Native Detroiter Andrae Townsel wears many hats: He’s in school to get his doctorate in education administration, works as the dean of students at a Washington D.C. public school, raps and even had a stint as a professional football player (albeit on a Canadian Football League team).
Now, Townsel has a new plan. He’s running for mayor of his hometown, heannounced Saturday.
The Detroit mayoral race for 2013 hasn’t hit full steam yet, but several other candidates have showed interest in the top city position. City Council President Charles Pugh announced earlier this year he would not run for re-election to his current position and is considering a run for mayor, and state Rep. Lisa Howze (D-Detroit) announced her candidacy in February. Then there’s Mike Duggan, CEO of Detroit Medical Center — while he’s confirmed nothing, rumors of a run have beenmounting.
For now, Mayor Dave Bing has focused on the work at hand and has not announced his plans for 2013, though he hasn’t ruled out seeking a second term.
Compared to other possible candidates, Townsel, who grew up on Detroit’s west side and graduated from Cass Technical High School before getting a scholarship to Howard University in D.C., is younger and less immersed in city and state politics. But he argues his passion for his hometown, innovation and leadership abilities will make up for his lack of experience.
HuffPost Detroit caught up with Townsel to discuss the city and his plan to run for mayor.
Why did you decide to run for mayor?
I ultimately decided to run for office when the emergency financial manager was an issue. I saw how we were fighting tooth and nail to keep that from happening, and I saw how we had to sign a consent agreement and create two positions out of an already tight budget. People’s hearts were broken in the city, mainly with what happened in the past and also because democracy and our democratic process were threatened.
How does your work in education prepare you for a job in politics?
The leadership component of public service … as an educator you’re dealing with public and then managing large bodies of people within a district as well as decision-making skills understanding the policy process.
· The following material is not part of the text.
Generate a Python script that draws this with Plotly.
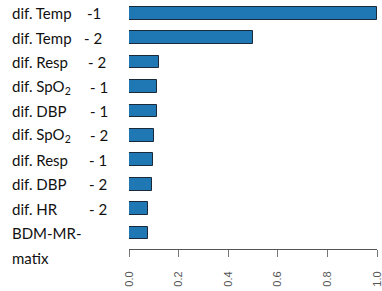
import plotly.graph_objects as go

NB = "\u00a0"
# category labels (name part + suffix part), top to bottom
label_names = [
    "dif. Temp", "dif. Temp", "dif. Resp", "dif. SpO<sub>2</sub>", "dif. DBP",
    "dif. SpO<sub>2</sub>", "dif. Resp", "dif. DBP", "dif. HR", "BDM-MR-",
]
label_suffix = ["-1", "- 2", "- 2", "- 1", "- 1", "- 2", "- 1", "- 2", "- 2", ""]
extra_label = "matix"
values = [1.0, 0.50, 0.121, 0.111, 0.111, 0.100, 0.097, 0.094, 0.078, 0.078]
x_ticks = [0.0, 0.2, 0.4, 0.6, 0.8, 1.0]
x_tick_text = ["0.0", "0.2", "0.4", "0.6", "0.8", "1.0"]

# layout helpers (pixel positions of label parts)
PLOT_L, PLOT_W = 129, 248
name_px = 10
suffix_px = [85, 82, 86, 88, 88, 88, 87, 87, 87, 0]

def px2paper(p):
    return (p - PLOT_L) / PLOT_W

idx = list(range(len(values)))

fig = go.Figure()
fig.add_trace(go.Bar(
    x=values, y=idx, orientation="h", width=0.52,
    marker=dict(color="#1f77b4", line=dict(color="#1a2a3a", width=1)),
    hoverinfo="skip", cliponaxis=False,
))

font_lab = dict(family="Lato, Open Sans, sans-serif", size=15, color="#111111")
for i, (nm, sf) in enumerate(zip(label_names, label_suffix)):
    fig.add_annotation(text=nm, xref="paper", yref="y", x=px2paper(name_px), y=i,
                       xanchor="left", yanchor="middle", showarrow=False, font=font_lab)
    if sf:
        fig.add_annotation(text=sf.replace(" ", NB), xref="paper", yref="y",
                           x=px2paper(suffix_px[i]), y=i, xanchor="left", yanchor="middle",
                           showarrow=False, font=font_lab)
fig.add_annotation(text=extra_label, xref="paper", yref="y", x=px2paper(name_px),
                   y=len(values) - 1, yshift=-25, xanchor="left", yanchor="middle",
                   showarrow=False, font=font_lab)

fig.update_layout(
    width=382, height=291,
    margin=dict(l=PLOT_L, r=382 - PLOT_L - PLOT_W, t=1, b=42, autoexpand=False),
    plot_bgcolor="white", paper_bgcolor="white",
    showlegend=False, bargap=0,
)
fig.update_xaxes(range=[0, 1], tickvals=x_ticks, ticktext=x_tick_text, tickangle=-90,
                 ticks="outside", ticklen=7, tickcolor="#777777", showline=True,
                 linecolor="#555555", linewidth=1, showgrid=False, zeroline=False,
                 automargin=False, ticklabeloverflow="allow", ticklabelstandoff=10,
                 tickfont=dict(family="Liberation Sans, Arial", size=11, color="#555555"))
fig.update_yaxes(range=[9.65, -0.5], showticklabels=False, showgrid=False,
                 zeroline=False, showline=False, ticks="", automargin=False)

fig.write_html("out.html", config={"displayModeBar": False},
               post_script="document.body.style.margin='0';document.body.style.overflow='hidden';")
I have the ability to lead and the talent to lead.
What would you offer Detroit?
Detroit No. 1 needs to be inspired. I feel a lot of our residents have been let down, hyped up and let down, hyped up and down. We’re losing residents, people are moving away to the suburbs or another state.
I see how an inner city can be run and run effectively in the nation’s capital, and that’s almost a blueprint for how Detroit can be.
What would be some of the most important issues you would work on if you were elected mayor?
I’d love to work with city services. Response times from EMS and fire and the police department. Public transportation — that’s just standard. There’s an expectation that services be delivered. One of the main things I provide is a sense of urgency for restoring city services, and as a service leader I’d be on the front lines.
This is not coming from a political standpoint this is coming from my heart. It’s not a game to me; this is home, this is family, this is friends.
As the city struggles with its deficit, one of the ways Mayor Dave Bing has attempted to provide services while trimming the budget is through privatization. Do you have thoughts on that?
I don’t have a problem if we’re privatizing with the city entrepeneurs who live in the city, but I wouldn’t go to any other neighboring city and ask for them to assist us. I would employ people within our city.
How will you deal with your lack of experience in city politics?
People can talk about experience all they want, that’s fine, but my thing is it’s about the potential. I have experience with different sectors, and I know the city like the front and back of my hand. In school I learned to be well-rounded and surround myself with a team. If I go into office I’m going to surround myself with a Superbowl-calibre team. Everything I’ve ever done, whether it’s academically, musically or athletically, it’s at a high level, earning honor and recognition, and that’s a pattern.
People say Barack Obama didn’t have the experience to lead the U.S. and in my opinion he’s done a great job.
You live in D.C. with your young son and wife, who’s a doctor. Would it be a challenge to uproot your family?
I always come back home, I’m back and forth. She understands the passion I have for my hometown, and she’s supportive 100 percent. She thinks Detroit would be a wonderful place to raise a family, and I always wanted to raise my family here.
What else should Detroiters know about you and your vision?
I don’t remember what author I read this from but I’d like to quote something. I heard if you go to the people, learn from them, live with them, start with what they know and deal with what they have, the best of leaders when the job is done, when the task is accomplished, the people will say “we have done it ourselves,” not look what he has done, but what have we done. I think that’s the type of leadership I bring.